Direction:
Pictures stay out of this copy, which runs from the first line of the material through the line containing "err_s = [0.006, 0.006, 0.006, 0.006]".

Given information:

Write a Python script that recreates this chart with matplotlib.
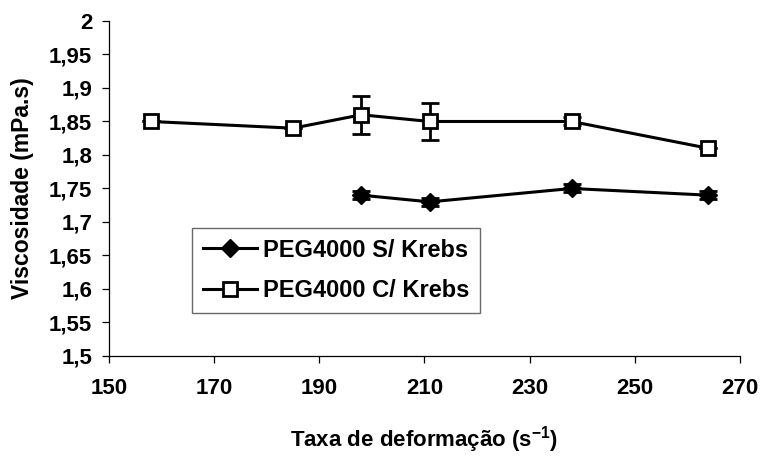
import matplotlib
matplotlib.use("Agg")
import matplotlib.pyplot as plt
from matplotlib.lines import Line2D
from matplotlib.ticker import FuncFormatter

plt.rcParams['font.family'] = ['Liberation Sans', 'DejaVu Sans']
plt.rcParams['font.weight'] = 'bold'
plt.rcParams['mathtext.fontset'] = 'custom'
plt.rcParams['mathtext.bf'] = 'Liberation Sans:bold'

# PEG4000 without Krebs
taxa_s = [198, 211, 238, 264]
visc_s = [1.74, 1.73, 1.75, 1.74]
err_s = [0.006, 0.006, 0.006, 0.006]

# PEG4000 with Krebs
taxa_c = [158, 185, 198, 211, 238, 264]
visc_c = [1.85, 1.84, 1.86, 1.85, 1.85, 1.81]
err_c = [0.0, 0.0, 0.028, 0.027, 0.006, 0.0]

labels = ['PEG4000 S/ Krebs', 'PEG4000 C/ Krebs']

fig = plt.figure(figsize=(7.61, 4.61), dpi=100)
ax = fig.add_axes([0.1432, 0.2278, 0.829, 0.7267])

style_s = dict(color='black', lw=2.2, marker='D', ms=9, mfc='black', mec='black')
style_c = dict(color='black', lw=2.2, marker='s', ms=10, mfc='white',
               mec='black', mew=2)

ax.errorbar(taxa_s, visc_s, yerr=err_s, capsize=6.5, elinewidth=2,
            capthick=2, **style_s)
ax.errorbar(taxa_c, visc_c, yerr=err_c, capsize=6.5, elinewidth=2,
            capthick=2, **style_c)

ax.set_xlim(150, 270)
ax.set_ylim(1.5, 2.0)
ax.set_xticks(range(150, 271, 20))
ax.set_yticks([1.5 + 0.05 * i for i in range(11)])
ax.yaxis.set_major_formatter(FuncFormatter(
    lambda v, p: ('%.2f' % v).rstrip('0').rstrip('.').replace('.', ',')))

for s in ['top', 'right']:
    ax.spines[s].set_visible(False)
for s in ['left', 'bottom']:
    ax.spines[s].set_linewidth(0.9)
ax.tick_params(direction='out', length=5, width=0.9, labelsize=16)
ax.tick_params(axis='x', pad=11)
ax.tick_params(axis='y', pad=7)

ax.set_xlabel('Taxa de deformação (s$^{\\mathbf{-1}}$)', fontsize=16,
              fontweight='bold', labelpad=18)
ax.set_ylabel('Viscosidade (mPa.s)', fontsize=16.5, fontweight='bold',
              labelpad=11)

# legend shows only line + marker, no error bars
handles = [Line2D([], [], **style_s), Line2D([], [], **style_c)]
leg = ax.legend(handles, labels, loc='upper left',
                bbox_to_anchor=(0.1315, 0.382), fontsize=17,
                frameon=True, fancybox=False, borderpad=0.45, handlelength=2.3,
                labelspacing=0.75, handletextpad=0.25, borderaxespad=0)
leg.get_frame().set_edgecolor('#444444')
leg.get_frame().set_linewidth(1.0)

fig.savefig('out.png', dpi=100)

Written solution:
Write a Python script that recreates this chart with matplotlib.
import matplotlib
matplotlib.use("Agg")
import matplotlib.pyplot as plt
from matplotlib.lines import Line2D
from matplotlib.ticker import FuncFormatter

plt.rcParams['font.family'] = ['Liberation Sans', 'DejaVu Sans']
plt.rcParams['font.weight'] = 'bold'
plt.rcParams['mathtext.fontset'] = 'custom'
plt.rcParams['mathtext.bf'] = 'Liberation Sans:bold'

# PEG4000 without Krebs
taxa_s = [198, 211, 238, 264]
visc_s = [1.74, 1.73, 1.75, 1.74]
err_s = [0.006, 0.006, 0.006, 0.006]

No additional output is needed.